▶ **Task details**
Copy exactly, and only, the lines below from the first through the one containing "(41,481) -- cycle;", both included; pictures are omitted.

▶ **Data excerpt**

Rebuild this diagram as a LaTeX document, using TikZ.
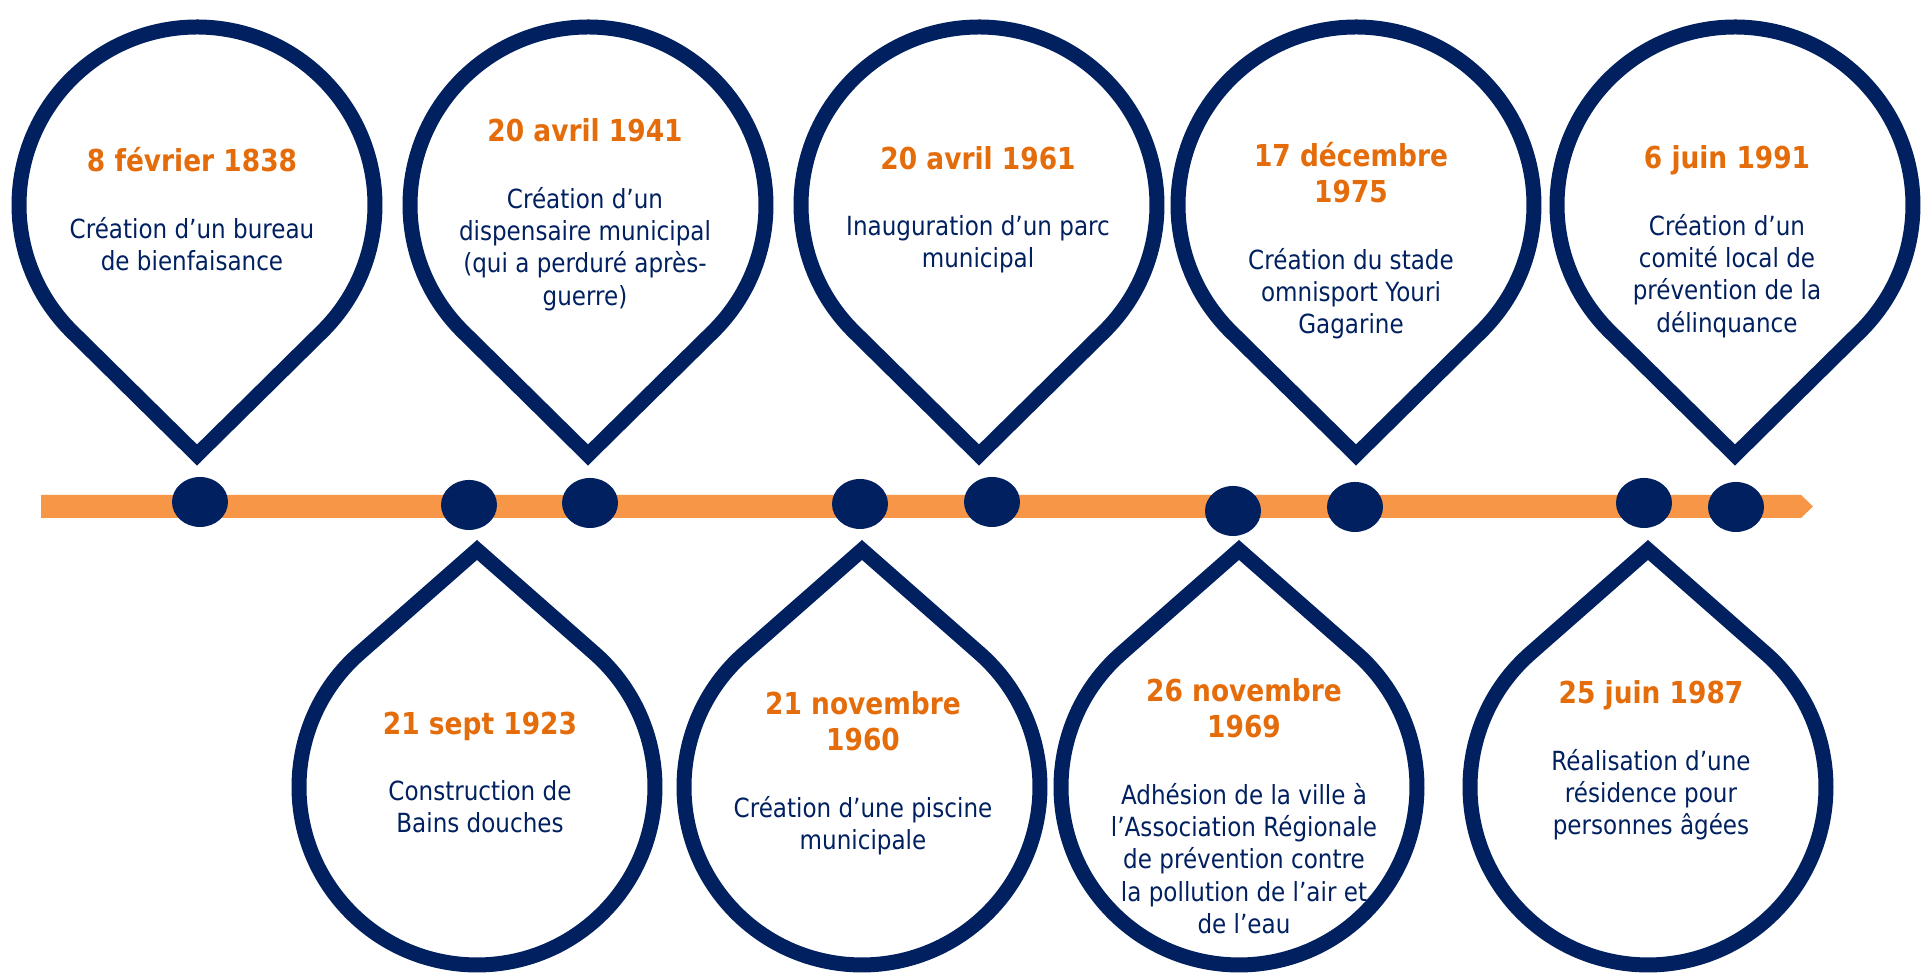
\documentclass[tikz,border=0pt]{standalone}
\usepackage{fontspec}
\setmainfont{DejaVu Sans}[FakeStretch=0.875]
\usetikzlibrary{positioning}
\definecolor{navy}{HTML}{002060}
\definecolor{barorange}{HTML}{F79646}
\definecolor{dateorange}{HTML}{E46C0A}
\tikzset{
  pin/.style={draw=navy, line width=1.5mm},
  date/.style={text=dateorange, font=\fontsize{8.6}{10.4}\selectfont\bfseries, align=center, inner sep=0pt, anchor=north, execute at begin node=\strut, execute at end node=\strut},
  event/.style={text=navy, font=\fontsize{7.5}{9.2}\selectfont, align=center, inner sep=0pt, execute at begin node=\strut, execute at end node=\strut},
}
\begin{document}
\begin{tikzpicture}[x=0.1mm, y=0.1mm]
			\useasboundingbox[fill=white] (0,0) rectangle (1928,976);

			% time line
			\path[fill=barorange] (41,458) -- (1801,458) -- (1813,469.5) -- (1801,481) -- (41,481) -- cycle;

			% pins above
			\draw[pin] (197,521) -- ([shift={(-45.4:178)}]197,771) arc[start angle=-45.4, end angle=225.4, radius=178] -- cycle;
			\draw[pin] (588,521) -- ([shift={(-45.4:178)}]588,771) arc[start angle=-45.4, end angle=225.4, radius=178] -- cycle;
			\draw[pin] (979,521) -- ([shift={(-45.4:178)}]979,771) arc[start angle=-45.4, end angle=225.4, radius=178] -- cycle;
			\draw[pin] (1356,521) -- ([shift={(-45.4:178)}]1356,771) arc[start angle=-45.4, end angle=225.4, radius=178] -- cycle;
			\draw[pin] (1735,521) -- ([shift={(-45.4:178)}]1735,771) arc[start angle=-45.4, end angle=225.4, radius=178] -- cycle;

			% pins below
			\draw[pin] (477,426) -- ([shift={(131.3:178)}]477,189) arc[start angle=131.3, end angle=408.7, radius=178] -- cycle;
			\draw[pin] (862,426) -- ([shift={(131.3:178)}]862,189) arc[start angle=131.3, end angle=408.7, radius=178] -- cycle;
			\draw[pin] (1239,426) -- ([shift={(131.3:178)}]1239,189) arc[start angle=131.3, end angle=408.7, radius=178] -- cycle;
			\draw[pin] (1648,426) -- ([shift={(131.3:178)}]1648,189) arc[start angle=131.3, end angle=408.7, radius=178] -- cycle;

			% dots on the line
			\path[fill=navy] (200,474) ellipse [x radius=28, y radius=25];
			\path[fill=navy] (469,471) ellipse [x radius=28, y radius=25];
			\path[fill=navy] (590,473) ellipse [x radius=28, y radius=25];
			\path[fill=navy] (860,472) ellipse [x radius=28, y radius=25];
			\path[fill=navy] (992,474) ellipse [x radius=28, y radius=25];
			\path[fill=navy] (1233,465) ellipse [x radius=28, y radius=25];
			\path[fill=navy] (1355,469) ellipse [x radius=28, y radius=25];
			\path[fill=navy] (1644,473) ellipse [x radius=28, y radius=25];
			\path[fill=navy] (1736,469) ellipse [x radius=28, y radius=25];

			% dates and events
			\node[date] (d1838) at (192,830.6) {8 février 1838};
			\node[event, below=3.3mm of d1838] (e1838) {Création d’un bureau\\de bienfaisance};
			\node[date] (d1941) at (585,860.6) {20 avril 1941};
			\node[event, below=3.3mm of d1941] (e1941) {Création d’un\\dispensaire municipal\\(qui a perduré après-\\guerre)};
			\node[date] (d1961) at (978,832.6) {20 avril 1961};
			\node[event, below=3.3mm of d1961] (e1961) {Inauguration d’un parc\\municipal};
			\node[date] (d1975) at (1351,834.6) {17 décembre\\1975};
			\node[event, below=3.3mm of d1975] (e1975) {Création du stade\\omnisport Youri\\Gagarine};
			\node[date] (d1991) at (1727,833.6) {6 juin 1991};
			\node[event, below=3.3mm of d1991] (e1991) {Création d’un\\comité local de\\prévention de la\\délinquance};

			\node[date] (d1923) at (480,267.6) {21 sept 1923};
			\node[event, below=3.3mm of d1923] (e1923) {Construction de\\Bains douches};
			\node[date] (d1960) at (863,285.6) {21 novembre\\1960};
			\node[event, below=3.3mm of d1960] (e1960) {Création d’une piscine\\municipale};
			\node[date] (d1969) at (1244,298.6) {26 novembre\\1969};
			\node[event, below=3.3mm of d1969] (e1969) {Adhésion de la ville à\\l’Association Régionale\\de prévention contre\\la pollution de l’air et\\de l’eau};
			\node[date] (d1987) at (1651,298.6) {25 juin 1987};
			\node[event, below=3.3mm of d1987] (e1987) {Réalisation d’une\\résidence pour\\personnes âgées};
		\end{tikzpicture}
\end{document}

▶ **Written solution**
Rebuild this diagram as a LaTeX document, using TikZ.
\documentclass[tikz,border=0pt]{standalone}
\usepackage{fontspec}
\setmainfont{DejaVu Sans}[FakeStretch=0.875]
\usetikzlibrary{positioning}
\definecolor{navy}{HTML}{002060}
\definecolor{barorange}{HTML}{F79646}
\definecolor{dateorange}{HTML}{E46C0A}
\tikzset{
  pin/.style={draw=navy, line width=1.5mm},
  date/.style={text=dateorange, font=\fontsize{8.6}{10.4}\selectfont\bfseries, align=center, inner sep=0pt, anchor=north, execute at begin node=\strut, execute at end node=\strut},
  event/.style={text=navy, font=\fontsize{7.5}{9.2}\selectfont, align=center, inner sep=0pt, execute at begin node=\strut, execute at end node=\strut},
}
\begin{document}
\begin{tikzpicture}[x=0.1mm, y=0.1mm]
			\useasboundingbox[fill=white] (0,0) rectangle (1928,976);

			% time line
			\path[fill=barorange] (41,458) -- (1801,458) -- (1813,469.5) -- (1801,481) -- (41,481) -- cycle;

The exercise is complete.